What Makes God, God? His Word
At the heart of humanity lies the desire to know and to be known. Human beings have always striven to increase knowledge, grow awareness, and improve technology. Expanded knowledge comes through experience. Developing awareness manifests from within self. But improved technology represents the application of that knowledge and self-awareness.
The Tower of Babel and the Human Condition
Consider the Tower of Babel as an example. The story of this audacious, man-made initiative is buried between the storyline of Noah and the infamous account of Abraham's faith journey. In Genesis 11:3 we read, "They said to each other, “Come, let’s make bricks and bake them thoroughly.” They used brick instead of stone, and tar for mortar." One commentator observed that this feat represented a vast amount of applied knowledge to the fields of architecture and construction. "It marks a great progress in the arts of civilization that these nomads had learned that clay when burnt becomes insoluble; and their buildings with “slime,” or native pitch, for cement would be virtually indestructible" (Elliot's Commentary for English Readers).
The Genesis text turns to an apparent smaller sample of people from within the wider global community, who applied their emerging knowledge to new architectural technology, attempting to rival the unique character of God (Genesis 11:6). Their attempt at building a city with a tower that probed the outer limits of the heavens was apparently motivated by an internal drive to make a name for themselves (11:4). That is where awareness enters into this analysis of humanity's drive to know and be known. Though we are not told the underlining issue that prompted the original plan, we can assume that their desire to be known by their name precipitated the design for this monument to immortality.
Was their original motivation as pure as wanting to preserve a legacy for their descendants? General opinion questions that idea.
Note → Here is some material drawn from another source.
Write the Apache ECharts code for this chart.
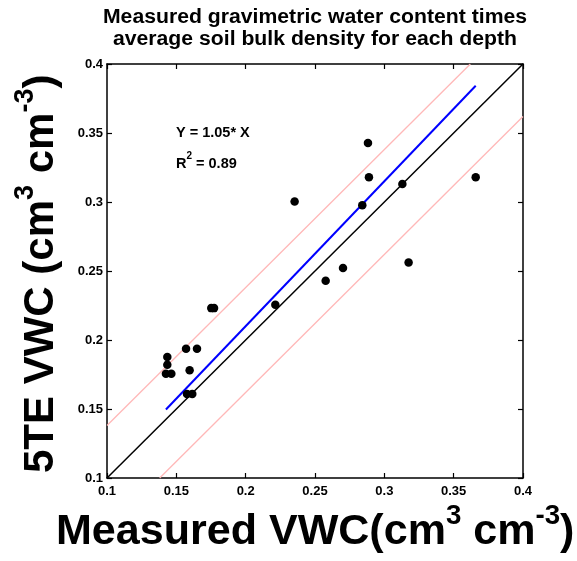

Albert Barnes described the real issue at the heart of this architectural feat. "This is the language of pride in man, who wishes to know nothing above himself, and to rise beyond the reach of an over-ruling Providence." Sure enough, this Genesis text could lead a reader of this story to just such a conclusion.
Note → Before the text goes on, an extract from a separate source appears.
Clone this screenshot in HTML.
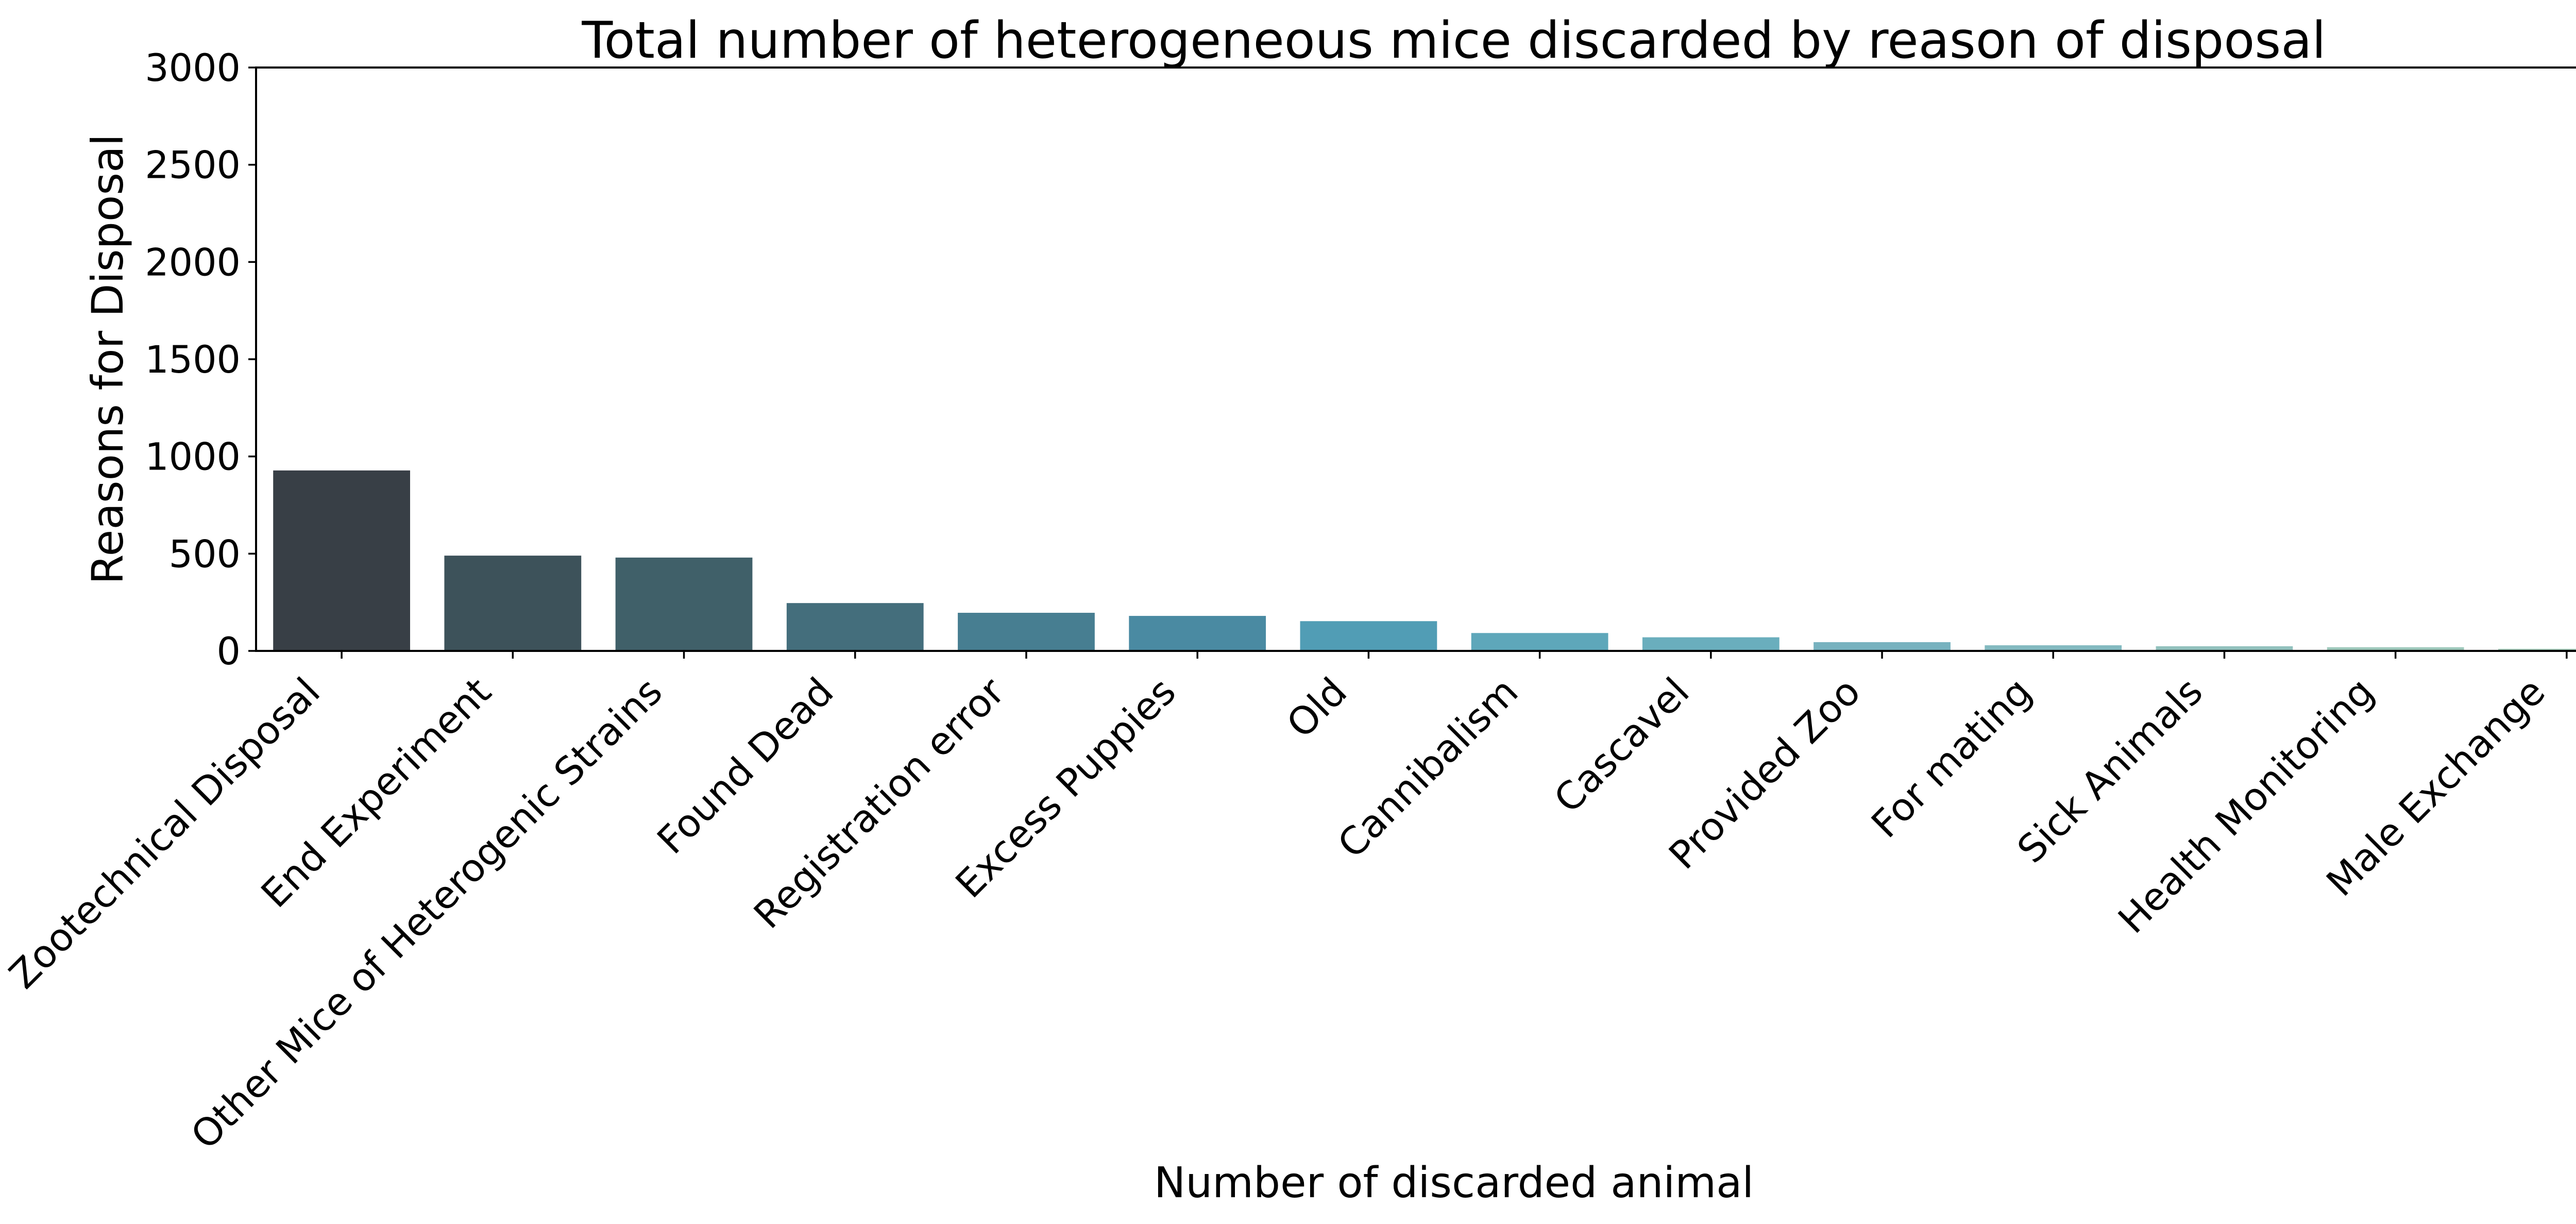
<!DOCTYPE html>
<html><head><meta charset="utf-8"><style>
html,body{margin:0;padding:0;background:#fff;}
svg text{font-family:"DejaVu Sans","Liberation Sans",sans-serif;fill:#000;}
</style></head><body>
<svg id="chart" width="5178" height="2370" viewBox="0 0 5178 2370" xmlns="http://www.w3.org/2000/svg">
<rect width="5178" height="2370" fill="#fff"/>
<text x="2822" y="112" font-size="98" text-anchor="middle">Total number of heterogeneous mice discarded by reason of disposal</text>
<text x="2822" y="2323" font-size="82" text-anchor="middle">Number of discarded animal</text>
<text transform="translate(238,697) rotate(-90)" font-size="84" text-anchor="middle">Reasons for Disposal</text>
<g id="bars"></g>
<g id="yticks"></g>
<g id="xticks"></g>
<rect x="497" y="131" width="4651" height="1132" fill="none" stroke="#000" stroke-width="4"/>
</svg>
<script>
const categories = ["Zootechnical Disposal","End Experiment","Other Mice of Heterogenic Strains","Found Dead","Registration error","Excess Puppies","Old","Cannibalism","Cascavel","Provided Zoo","For mating","Sick Animals","Health Monitoring","Male Exchange"];
const values = [928, 490, 480, 246, 196, 180, 153, 92, 70, 45, 29, 24, 19, 11];
const colors = ["#383f46","#3d525a","#406069","#446e7c","#477e91","#4a8aa2","#519db5","#5ea7ba","#6aaebd","#77b2bf","#84bac0","#92c1bd","#9ec8bb","#a8cfbd"];
const yTicks = [0, 500, 1000, 1500, 2000, 2500, 3000];

const NS = "http://www.w3.org/2000/svg";
const L = 497, R = 5148, T = 131, B = 1263, yMax = 3000;
const band = (R - L) / categories.length;
const xScale = i => L + band * (i + 0.5);
const yScale = v => B - (v / yMax) * (B - T);
function mk(tag, attrs, parent){ const e = document.createElementNS(NS, tag); for (const k in attrs) e.setAttribute(k, attrs[k]); parent.appendChild(e); return e; }

const gb = document.getElementById('bars');
values.forEach((v, i) => {
  const w = band * 0.8;
  const r = mk('rect', {x: xScale(i) - w/2, y: yScale(v), width: w, height: B - yScale(v), fill: colors[i]}, gb);
  
  
});

const gy = document.getElementById('yticks');
yTicks.forEach(t => {
  const y = yScale(t);
  const l = mk('line', {x1: L - 15, x2: L, y1: y, y2: y, stroke: '#000', 'stroke-width': 3.5}, gy);
  
  
  const tx = mk('text', {x: L - 30, y: y + 26, 'font-size': 73, 'text-anchor': 'end'}, gy);
  tx.textContent = String(t);
  
  
});

const gx = document.getElementById('xticks');
categories.forEach((c, i) => {
  const x = xScale(i);
  const l = mk('line', {x1: x, x2: x, y1: B, y2: B + 15, stroke: '#000', 'stroke-width': 3.5}, gx);
  
  
  const ax = x - 38, ay = B + 84;
  const tx = mk('text', {x: ax, y: ay, 'font-size': 74, 'text-anchor': 'end', transform: `rotate(-45 ${ax} ${ay})`}, gx);
  tx.textContent = c;
  
  
});
</script>
</body></html>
Then again, the wider context of the Bible and our human condition also corroborate this interpretation (i.e. Proverbs 8:13; 16:18; Jeremiah 48:29, etc.). Even though humanity has always endeavored to know and be known, like floundering in a pitch-dark room we blindly navigate our world with limited knowledge, inadequate self-awareness, and a deluded use of technology.
If you question that premise, there are at least three current examples that illustrate this last claim. Though we have progressed immensely in medical technology, our inadequate baseline of knowledge prompts even more research to expand our limited understanding. It's as if we continually learn how much we don't know. Additionally, the explosive sales of self-help books highlight our preoccupation with fixing ourselves. A few years ago over $18.6 million dollars was spent on self-improvement books and apps presumably to guide us to that esoteric sense of self (Darko Jacimovic, 2020). Finally, if you question our misplaced use of technology, just look at our dysfunctional practices on the internet to satisfy our superficial cravings, ranging from revenge tweets on X to widespread pornographic addictions.
Our key verse assumes the plight of our human condition. We search because we're lost. We long to know because we don't. We desire to be known because we feel insignificant. We grope through life because we can't see past the present moment. Guilt from the past blurs our sight. Fear of an unknown future exposes our ignorance.